Technical Abstract: The productivity of rainfed winter wheat (WW, Triticum aestivum L.) depends on the efficient capture and storage of precipitation. In the semi-arid Pacific Northwest, U.S.A., soil water is managed through a fourteen-month fallow period in order to establish wheat before winter and maximize growth potential the following spring. The effects of soil management on soil water storage were investigated on a Walla Walla silt loam soil, (coarse-silty, mixed, superactive, mesic Typic Haploxerolls). The treatments were untilled chemical fallow (CF), versus a one-pass undercutter fallow (UF) in two-year WW-fallow rotations.

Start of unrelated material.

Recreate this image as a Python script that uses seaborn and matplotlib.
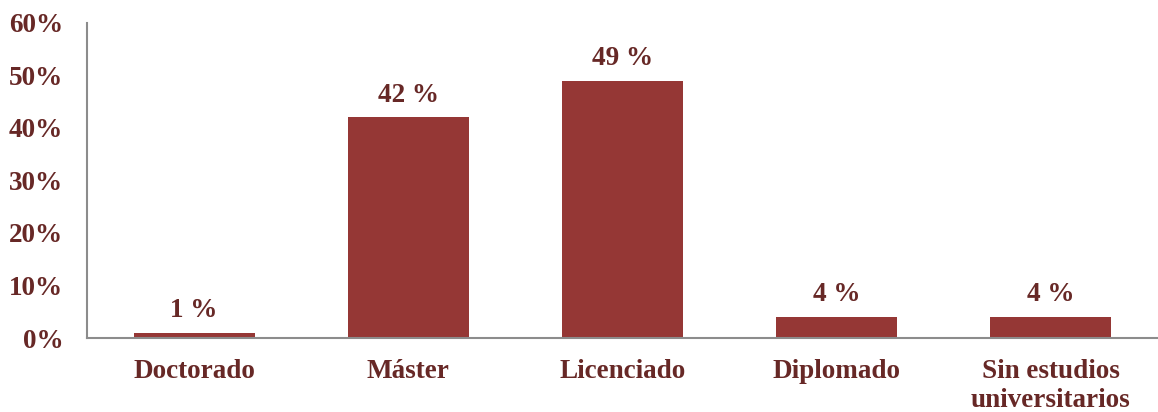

These were compared to an annually cropped no-till WW (ANT). Measured from 2007 through 2014, CF had significantly more soil water than UF. ANT always had less soil water than CF or UF. These results were not reflected in precipitation capture efficiency. Annualized crop yield was significantly greater in ANT than in CF or UF, which were not significantly different. This resulted in water use efficiency being 30% greater in ANT than CF or UF. Unlike reports from drier zones of the Pacific Northwest, it appears that CF and even annual wheat production may be ways to maximize efficiency of water use by wheat.